I think I hear laughter.
“The woman you see before you debuts tonight as a sub… my sub. No other man will have her the way I do, but we can give you a taste of what it means to be us. A part of my Katie’s journey on the path to pure release is confessing everything that makes her… well…”
Ian steps away, leaving me alone at the front of the stage. When I feel him near me again, it’s to have my arms spread above my head and attached to two elastic binds hanging from the ceiling. The tension in my shoulders instantly brings me pleasure.
Or is it the sensation of not being able to escape?
“Tell them, Kathryn. Tell them why you’re here tonight.”
My words are lost. I know what words I want to say, but getting my mouth, my tongue, and my lips to cooperate is like trying to wake up when the rain falls outside and the man you love is wrapped tight around you.
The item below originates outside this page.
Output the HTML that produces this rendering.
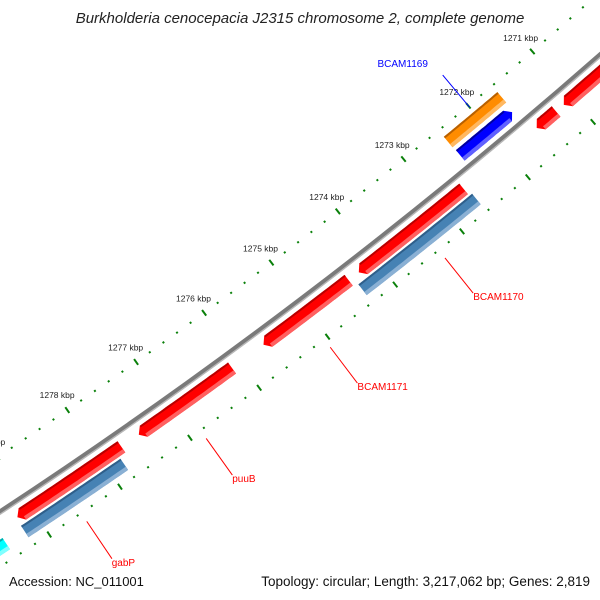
<!DOCTYPE html>
<html><head><meta charset="utf-8"><style>
html,body{margin:0;padding:0;background:#fff;overflow:hidden;width:600px;height:600px;}
svg{display:block;font-family:"Liberation Sans",sans-serif;}
</style></head><body>
<svg id="map" width="600" height="600" viewBox="0 0 600 600" xmlns="http://www.w3.org/2000/svg">
<rect width="600" height="600" fill="#fff"/>
<g id="ticks"></g>
<g id="feats"></g>
<g id="bb"></g>
<g id="labels"></g>
<text x="300" y="23" text-anchor="middle" font-size="15" font-style="italic" fill="#222">Burkholderia cenocepacia J2315 chromosome 2, complete genome</text>
<text x="9" y="586" font-size="13" fill="#111">Accession: NC_011001</text>
<text x="590" y="586" text-anchor="end" font-size="13.5" fill="#111">Topology: circular; Length: 3,217,062 bp; Genes: 2,819</text>
</svg>
<script>
// data
const majorTicks = [1269,1270,1271,1272,1273,1274,1275,1276,1277,1278,1279,1280,1281];
const tickLabels = ["1269 kbp","1270 kbp","1271 kbp","1272 kbp","1273 kbp","1274 kbp","1275 kbp","1276 kbp","1277 kbp","1278 kbp","1279 kbp","1280 kbp","1281 kbp"];
const featStart = [1274.40,1277.72,1276.12,1272.67,1271.25,1269.5,1279.5,1272.63,1277.81,1279.48,1271.63,1271.65];
const featEnd   = [1275.66,1279.20,1277.47,1274.25,1271.55,1271.13,1281.5,1274.34,1279.22,1281.5,1272.46,1272.45];
const featRing  = ["fwd","fwd","fwd","fwd","fwd","fwd","fwd","cds","cds","cds","orange","rev"];
const featColor = ["red","red","red","red","red","red","red","steel","steel","cyan","orange","blue"];
const featArrow = ["end","end","end","end","end","end","end","none","none","none","none","start"];
const labelText = ["BCAM1169","BCAM1170","BCAM1171","puuB","gabP"];
const labelKbp  = [1272.0,1273.35,1275.05,1276.85,1278.55];
const labelColor= ["#0000ff","#ff0000","#ff0000","#ff0000","#ff0000"];
const labelSide = ["in","out","out","out","out"];

const NS="http://www.w3.org/2000/svg";
const cx=-2976, cy=-4018, R=5420;
function ang(k){return (50.13+0.895*(k-1272))*Math.PI/180;}
function pt(k,r){const a=ang(k);return [cx+r*Math.cos(a), cy+r*Math.sin(a)];}
function mk(tag,attrs,parent){const e=document.createElementNS(NS,tag);for(const k in attrs)e.setAttribute(k,attrs[k]);parent.appendChild(e);return e;}

// ticks
const tg=document.getElementById('ticks');
const ringRadii=[R-47,R+46];
for(let k=1268.0;k<=1282.01;k+=0.2){
  const kk=Math.round(k*10)/10;
  const major=Math.abs(kk-Math.round(kk))<1e-6;
  for(const rr of ringRadii){
    const d=major?3.5:1;
    const p1=pt(kk,rr-d),p2=pt(kk,rr+d);
    const l=mk('line',{x1:p1[0],y1:p1[1],x2:p2[0],y2:p2[1],stroke:'#0a800a','stroke-width':2},tg);
    
    
  }
}
majorTicks.forEach((k,i)=>{
  const p=pt(k,R-65);
  const t=mk('text',{x:p[0],y:p[1]+3,'text-anchor':'middle','font-size':'8.5',fill:'#222'},tg);
  t.textContent=tickLabels[i];
  
  
});

// backbone
const bb=document.getElementById('bb');
function arcPath(k1,k2,r){const a=pt(k1,r),b=pt(k2,r);return `M${a[0]},${a[1]} A${r},${r} 0 0 1 ${b[0]},${b[1]}`;}
const b1=mk('path',{d:arcPath(1267,1283,R),stroke:'#7a7a7a','stroke-width':5,fill:'none'},bb);


const b2=mk('path',{d:arcPath(1267,1283,R+2),stroke:'#b8b8b8','stroke-width':1.4,fill:'none'},bb);



// features
const ringR={fwd:R+14,cds:R+30,orange:R-32,rev:R-14};
const cols={red:['#b80000','#ff0000','#ff6060'],steel:['#2f5f8a','#4682b4','#8ab0d4'],cyan:['#00b0b0','#00ffff','#80ffff'],orange:['#b86000','#ff8c00','#ffb860'],blue:['#0000a0','#0000ff','#6060ff']};
const TIP=0.07;
function bandPoly(k1,k2,r1,r2,arrow,rm,tipPoint){
  const pts=[];const n=24;
  let s=k1,e=k2;
  if(arrow==='end') e=k2-TIP;
  if(arrow==='start') s=k1+TIP;
  for(let i=0;i<=n;i++){pts.push(pt(s+(e-s)*i/n,r1));}
  if(arrow==='end'&&tipPoint) pts.push(pt(k2,rm));
  for(let i=n;i>=0;i--){pts.push(pt(s+(e-s)*i/n,r2));}
  if(arrow==='start'&&tipPoint) pts.push(pt(k1,rm));
  return pts.map(p=>p[0].toFixed(1)+','+p[1].toFixed(1)).join(' ');
}
const fg=document.getElementById('feats');
featStart.forEach((s,i)=>{
  const rc=ringR[featRing[i]];const hw=6.8;const c=cols[featColor[i]];const ar=featArrow[i];
  const g=mk('g',{},fg);
  
  
  mk('polygon',{points:bandPoly(s,featEnd[i],rc-hw,rc+hw,ar,rc,true),fill:c[1]},g);
  mk('polygon',{points:bandPoly(s,featEnd[i],rc-hw,rc-hw+2,ar,rc,false),fill:c[0]},g);
  mk('polygon',{points:bandPoly(s,featEnd[i],rc+hw-4,rc+hw,ar,rc,false),fill:c[2]},g);
});

// labels
const lg=document.getElementById('labels');
labelText.forEach((t,i)=>{
  const k=labelKbp[i];
  let p1,p2,pl;
  if(labelSide[i]==='in'){p1=pt(k,R-45);p2=pt(k,R-87);pl=pt(k,R-92);}
  else{p1=pt(k,R+56);p2=pt(k,R+101);pl=pt(k,R+106);}
  const l=mk('line',{x1:p1[0],y1:p1[1],x2:p2[0],y2:p2[1],stroke:labelColor[i],'stroke-width':1},lg);
  
  
  const tx=mk('text',{x:labelSide[i]==='in'?pl[0]-62:pl[0]-3,y:pl[1]+(labelSide[i]==='in'?-4:3),'font-size':'10',fill:labelColor[i]},lg);
  tx.textContent=t;
  
  
});
</script>
</body></html>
The kind of mornings I want to experience every day for the rest of my life.
“I’m here because I need to be freed.”
I don’t expect to cry. Yet one hot tear makes its way down my cheek, and I’m blinded by the lights shining above me. Ian pats my head and touches the top of my spine.
“And how does binding you like this free you, my darling? Seems like it would do the opposite.”
I’m too hung up on him calling me “darling” in front of these people. When his words finally sink in, I respond, “They keep me in place, so I don’t have to worry about going anywhere.”
“Why’s that?”
I know that this is therapy when we’re alone, but confessing my real feelings in front of an audience is otherworldly. It’s like I’m preaching to the choir for half of them, while the others are leaning in intently, waiting to hear my eternal truths.
“People always want something from me. They want me to drop everything I’m doing to come fix their problems. I don’t have a choice most of the time. What am I supposed to do? I can’t not go. But when I’m tied up, I don’t have to go anywhere. Because I can’t. All I need to do is sit still and finally rest.”
Something stiff touches my back. It’s a crop.
There are two layers of clothes between my skin and that crop, and even though I know Ian would never strike me there, I still tremble. Having that implement of therapy touch me is enough to make me moan. I don’t, however. Not in front of these people.
“You’re under a lot of stress, aren’t you?”
“Yes.”
“Tell us.”
I take in a deep breath. “Under a lot of stress” is something nearly everyone in this building can say. We’re rich. We’re powerful. You may think that’s a ticket to happiness, and while it affords us many freedoms, it does not protect us from anxiety and stress. Last year a patriarch jumped from his fiftieth floor window because a deal fell through. It didn’t bankrupt him. Financially, he was still fine, but I knew his daughter, and she said that her father often felt unworthy because he wasn’t perfect. Perfectionism runs rampant with people I know. I don’t want to be like that when I get older.
“My parents wanted a boy…” Why I decided to start here with my confession, I have no idea. I suppose it’s the root of everything, isn’t it? “When they only got me, it was a blessing and a curse. I love being a woman, but even as I am, the disadvantages are too much. You can’t understand, sir. People don’t take me seriously. I’m only as good as my ability to dominate other men, both in and out of the bedroom. I will always be compared to men, and I will always lose.”